The IRS does offer a program that allows certain taxpayers to settle their debt for less than the full amount owed. However, qualification is based on strict financial criteria, including your income, expenses, assets, and overall ability to pay.

For those who qualify, this can be a powerful solution. But many people overestimate their eligibility or apply without the proper documentation, leading to rejection.

A careful evaluation of your financial situation is essential before pursuing this route.

irs tax debt after tax day

How Fast Do Penalties and Interest Add Up?

Tax debt doesn’t stay static...it grows.

The IRS typically charges a monthly penalty on unpaid balances, and interest compounds daily. Over time, this can significantly increase the total amount owed, especially if the debt goes unaddressed for months or years.

This is why early action matters so much. Even small steps,  like filing on time or making partial payments, can slow the rate at which your balance increases.

Common Mistakes to Avoid

When dealing with tax debt, certain missteps can make the situation far worse than it needs to be.

One of the most common is simply ignoring the problem. Avoiding notices or delaying action doesn’t buy time. It increases risk. Another mistake is waiting until you can pay the full amount before taking action, which often leads to higher penalties and fewer available options.

It’s also important to be cautious about companies that promise unrealistic results, such as settling large tax debts for pennies on the dollar without reviewing your financial situation.
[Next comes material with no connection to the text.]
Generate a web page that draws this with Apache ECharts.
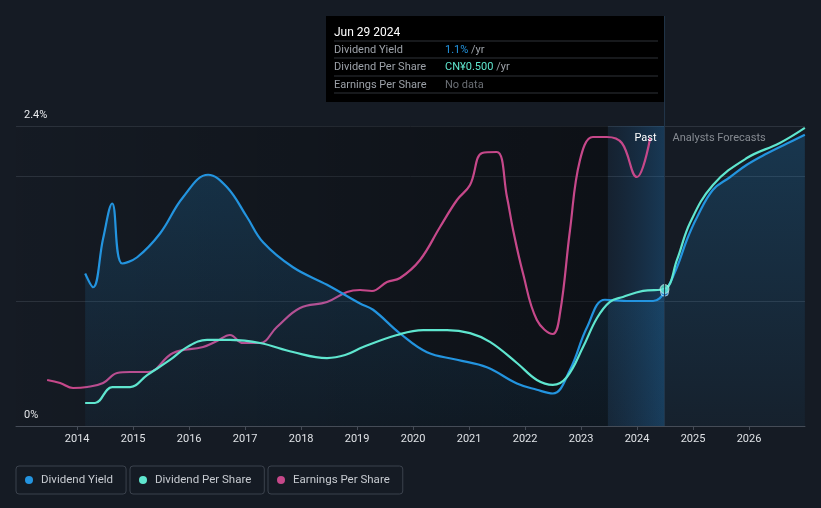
<!DOCTYPE html>
<html><head><meta charset="utf-8">
<script src="https://cdn.jsdelivr.net/npm/echarts@6/dist/echarts.min.js"></script>
<style>html,body{margin:0;padding:0;background:#151b24;}#c{width:821px;height:508px;}</style>
</head><body><div id="c"></div>
<script>
// ---- data ----
const yearTicks = [2014,2015,2016,2017,2018,2019,2020,2021,2022,2023,2024,2025,2026];
const yLabelValues = [0, 2.4];
const yLabelTexts = ['0%', '2.4%'];
const xStart = '2012-11-28';
const xEnd = '2026-12-31';
const pastBandStart = '2023-06-25';
const nowDate = '2024-06-29';
const legendNames = ['Dividend Yield', 'Dividend Per Share', 'Earnings Per Share'];
const tooltipTitle = 'Jun 29 2024';
const tooltipLabels = ['Dividend Yield', 'Dividend Per Share', 'Earnings Per Share'];
const tooltipValues = ['1.1%', 'CN¥0.500', 'No data'];
const tooltipUnits = [' /yr', ' /yr', ''];

// Dividend Yield (%)
const dividendYield = [
 ['2014-02-22',1.22],['2014-04-15',1.11],['2014-06-19',1.50],['2014-08-17',1.78],['2014-10-21',1.30],
 ['2015-01-27',1.35],['2015-06-25',1.54],['2015-11-22',1.83],['2016-05-04',2.01],['2016-09-05',1.91],
 ['2017-01-14',1.67],['2017-04-28',1.47],['2017-11-09',1.27],['2018-06-19',1.13],['2019-01-20',0.98],
 ['2019-04-15',0.93],['2019-10-08',0.74],['2020-04-01',0.59],['2020-10-14',0.53],['2021-04-27',0.47],
 ['2021-11-09',0.34],['2022-03-19',0.29],['2022-07-01',0.26],['2022-10-21',0.45],['2023-02-09',0.79],
 ['2023-06-06',1.01],['2023-11-15',1.00],['2024-04-15',1.00],['2024-06-29',1.07],
 ['2024-09-18',1.27],['2024-11-22',1.49],['2025-01-27',1.67],['2025-05-11',1.89],['2025-08-29',1.99],
 ['2025-12-18',2.09],['2026-04-27',2.18],['2026-09-05',2.26],['2026-12-31',2.33]
];
// Dividend Per Share (CN¥)
const dividendPerShare = [
 ['2014-02-22',0.084],['2014-04-27',0.084],['2014-08-17',0.142],['2014-12-12',0.142],['2015-04-02',0.186],
 ['2015-08-29',0.241],['2015-12-18',0.288],['2016-04-27',0.314],['2016-09-24',0.314],['2017-04-08',0.303],
 ['2017-11-09',0.270],['2018-06-19',0.248],['2018-10-15',0.259],['2019-02-09',0.288],['2019-09-18',0.332],
 ['2020-03-07',0.350],['2020-08-10',0.350],['2021-01-07',0.339],['2021-05-17',0.307],['2021-11-09',0.230],
 ['2022-03-19',0.168],['2022-07-01',0.150],['2022-10-01',0.179],['2023-01-14',0.288],['2023-04-15',0.394],
 ['2023-07-08',0.453],['2023-10-01',0.471],['2024-02-09',0.493],['2024-06-29',0.500],
 ['2024-09-18',0.606],['2024-12-12',0.741],['2025-05-11',0.880],['2025-12-18',0.978],['2026-07-21',1.033],
 ['2026-12-31',1.088]
];
// Earnings Per Share (CN¥)
const earningsPerShare = [
 ['2013-06-19',0.46],['2013-09-12',0.43],['2013-12-05',0.38],['2014-03-07',0.39],['2014-06-19',0.43],
 ['2014-09-18',0.53],['2014-12-12',0.54],['2015-04-08',0.54],['2015-09-18',0.73],['2016-04-01',0.79],
 ['2016-07-01',0.85],['2016-09-24',0.91],['2016-12-18',0.83],['2017-04-08',0.83],['2017-07-27',0.99],
 ['2017-12-25',1.18],['2018-06-19',1.24],['2018-10-27',1.34],['2019-01-20',1.36],['2019-04-08',1.35],
 ['2019-07-15',1.44],['2019-10-08',1.48],['2020-02-15',1.66],['2020-06-25',1.99],['2020-10-14',2.26],
 ['2021-01-07',2.41],['2021-03-27',2.73],['2021-07-01',2.74],['2021-09-05',2.29],['2021-10-15',1.96],
 ['2021-12-18',1.53],['2022-03-19',1.06],['2022-07-01',0.92],['2022-08-17',1.13],['2022-10-21',1.96],
 ['2022-12-25',2.66],['2023-03-19',2.89],['2023-06-19',2.89],['2023-09-24',2.83],['2024-01-01',2.49],
 ['2024-02-09',2.59],['2024-03-27',2.88]
];
const nowYield = [['2024-06-29',1.07]];
const nowDps = [['2024-06-29',0.500]];

// ---- helpers ----
function dy(s){ const d=new Date(s+'T00:00:00Z'); const y=d.getUTCFullYear();
  const a=Date.UTC(y,0,1), b=Date.UTC(y+1,0,1); return y+(d.getTime()-a)/(b-a); }
const conv = arr => arr.map(p=>[dy(p[0]), p[1]]);

const BLUE='#2394df', TEAL='#5fe6cf', PINK='#c6488a';
const FONT='Roboto, "Noto Sans", sans-serif';
const chart = echarts.init(document.getElementById('c'), null, {renderer:'canvas'});
const xMin = dy(xStart), xMax = dy(xEnd)+1/365, bandX = dy(pastBandStart), nowX = dy(nowDate);

function legendCfg(i, left){
  const colors=[BLUE,TEAL,PINK];
  return {data:[{name:legendNames[i], itemStyle:{color:colors[i]}}], left:left, top:466, orient:'horizontal',
    icon:'circle', itemWidth:14, itemHeight:8, itemGap:0, padding:[8,13,8,9],
    borderColor:'#3b424d', borderWidth:1, borderRadius:3,
    textStyle:{color:'#c7cbd1', fontSize:11.5, fontFamily:FONT}, selectedMode:false};
}

const option = {
  backgroundColor:'#151b24',
  animation:false,
  textStyle:{fontFamily:FONT},
  grid:{left:16, right:16, top:126, bottom:82, containLabel:false},
  legend:[legendCfg(0,16), legendCfg(1,130), legendCfg(2,268)],
  xAxis:{type:'value', min:xMin, max:xMax,
    axisLine:{lineStyle:{color:'#454c57', width:1}},
    axisTick:{show:true, customValues:yearTicks, length:4, lineStyle:{color:'#454c57'}},
    axisLabel:{customValues:yearTicks, color:'#dfe2e6', fontSize:11, margin:8, formatter:v=>String(Math.round(v))},
    splitLine:{show:false}},
  yAxis:[
    {type:'value', min:0, max:2.4, interval:1, position:'left',
     axisLine:{show:false}, axisTick:{show:false},
     splitLine:{lineStyle:{color:'#2c333d', width:1}},
     axisLabel:{inside:true, margin:8, color:'#e8eaed', fontSize:11, verticalAlign:'bottom', padding:[0,0,5,0],
       formatter:v=>{const i=yLabelValues.findIndex(x=>Math.abs(x-v)<1e-6); return i>=0?yLabelTexts[i]:'';}}},
    {type:'value', min:0, max:1.095, show:false, splitLine:{show:false}},
    {type:'value', min:0, max:3.0, show:false, splitLine:{show:false}}
  ],
  series:[
    {name:legendNames[0], type:'line', data:conv(dividendYield), smooth:0.4, symbol:'none', z:3,
     lineStyle:{color:BLUE, width:2.2}, itemStyle:{color:BLUE},
     areaStyle:{color:new echarts.graphic.LinearGradient(0,0,0,1,[{offset:0,color:'rgba(35,148,223,0.32)'},{offset:1,color:'rgba(35,148,223,0.07)'}])},
     markArea:{silent:true, data:[
       [{xAxis:xMin, itemStyle:{color:new echarts.graphic.LinearGradient(0,0,1,0,[{offset:0,color:'rgba(0,0,0,0.02)'},{offset:1,color:'rgba(0,0,0,0.38)'}])}},{xAxis:bandX}],
       [{xAxis:bandX, itemStyle:{color:new echarts.graphic.LinearGradient(0,0,1,0,[{offset:0,color:'rgba(25,90,150,0.10)'},{offset:1,color:'rgba(30,120,190,0.32)'}])}},{xAxis:nowX}]
     ]}},
    {name:legendNames[1], type:'line', yAxisIndex:1, data:conv(dividendPerShare), smooth:0.4, symbol:'none', z:4,
     lineStyle:{color:TEAL, width:2.2}, itemStyle:{color:TEAL}},
    {name:legendNames[2], type:'line', yAxisIndex:2, data:conv(earningsPerShare), smooth:0.4, symbol:'none', z:2,
     lineStyle:{color:PINK, width:2.2}, itemStyle:{color:PINK}},
    {type:'scatter', data:conv(nowYield), symbolSize:8, z:5, itemStyle:{color:BLUE, borderColor:'rgba(255,255,255,0.7)', borderWidth:1}},
    {type:'scatter', yAxisIndex:1, data:conv(nowDps), symbolSize:9, z:6, itemStyle:{color:TEAL, borderColor:'rgba(255,255,255,0.7)', borderWidth:1}}
  ]
};
chart.setOption(option);

// decorations positioned from the axis scale
const nowPx = chart.convertToPixel({xAxisIndex:0}, nowX);
const topPx = chart.convertToPixel({yAxisIndex:0}, 2.4);
const zeroPx = chart.convertToPixel({yAxisIndex:0}, 0);
const tipW = 339, tipH = 86, tipL = Math.round(nowPx) - tipW, tipT = 16;
const rowY = [33, 50, 67, 85];
const lineY = [25, 42, 60, 77];
const tipChildren = [{type:'rect', shape:{x:0,y:0,width:tipW,height:tipH}, style:{fill:'#000'}},
  {type:'text', x:8, y:rowY[0]-tipT, style:{text:tooltipTitle, fill:'#fff', fontSize:12, fontFamily:FONT, verticalAlign:'middle'}}];
for (let i=0;i<4;i++) tipChildren.push({type:'line', shape:{x1:8,y1:lineY[i],x2:332,y2:lineY[i]}, style:{stroke:'#2e3238', lineWidth:1}});
const valColors=[BLUE,TEAL,'#6b6f75'];
for (let i=0;i<3;i++){
  tipChildren.push({type:'text', x:8, y:rowY[i+1]-tipT, style:{text:tooltipLabels[i], fill:'#9ca1a8', fontSize:11, fontFamily:FONT, verticalAlign:'middle'}});
  tipChildren.push({type:'text', x:119, y:rowY[i+1]-tipT, style:{text:'{v|'+tooltipValues[i]+'}{u|'+tooltipUnits[i]+'}', fontSize:11, fontFamily:FONT, verticalAlign:'middle',
    rich:{v:{fill:valColors[i], fontSize:11, fontFamily:FONT}, u:{fill:'#9ca1a8', fontSize:11, fontFamily:FONT}}}});
}
chart.setOption({graphic:[
  {type:'line', shape:{x1:nowPx,y1:tipT,x2:nowPx,y2:zeroPx}, style:{stroke:'#23374b', lineWidth:1}, z:10},
  {type:'group', left:tipL, top:tipT, children:tipChildren, z:20},
  {type:'text', x:nowPx-8, y:topPx+12, style:{text:'Past', fill:'#ffffff', fontSize:11, fontFamily:FONT, align:'right', verticalAlign:'middle'}, z:20},
  {type:'text', x:nowPx+8, y:topPx+12, style:{text:'Analysts Forecasts', fill:'#868b92', fontSize:11, fontFamily:FONT, align:'left', verticalAlign:'middle'}, z:20}
]});
</script></body></html>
If it sounds too good to be true, it usually is.

When It Makes Sense to Get Professional Help

While some taxpayers can resolve smaller balances on their own, more complex situations often benefit from professional guidance.

If you owe more than you can realistically pay, have received multiple IRS notices, or are facing potential enforcement actions like liens or garnishments, it may be time to explore your options with someone experienced in tax resolution.

The right guidance can help you understand what you qualify for, avoid costly mistakes, and potentially reduce the long-term financial impact of your tax debt.

The Bottom Line

Owing taxes after Tax Day can feel urgent, but it’s also manageable if you act quickly.

The earlier you take steps to address the situation, the more control you have over the outcome. You may be able to reduce penalties, qualify for structured payment options, or even pause collections depending on your circumstances.

What matters most is not waiting.

Take the First Step

If you’re unsure what to do next, start by getting a clear picture of your options.

A free, no-obligation consultation can help you understand where you stand, what programs you may qualify for, and how to move forward with confidence—before penalties grow and collection actions begin.

FAQs About Handling Owed Taxes After Tax Day

What happens if I don’t pay my taxes after filing?

The IRS will begin adding penalties and interest immediately. If the balance remains unpaid, collection actions such as liens or wage garnishment may follow.

Is it better to file taxes and not pay, or not file at all?

It’s always better to file. The penalty for failing to file is significantly higher than the penalty for failing to pay.

Can I go to jail for owing taxes?

Owing taxes alone does not result in jail time. Criminal penalties typically apply only in cases involving fraud or intentional evasion.

Can the IRS take money from my bank account?

Yes, but only after multiple notices and failed attempts to collect payment. This action is known as a bank levy.

What if I can’t afford to pay anything at all?

You may qualify for temporary relief, such as a delay in collections based on financial hardship, depending on your situation.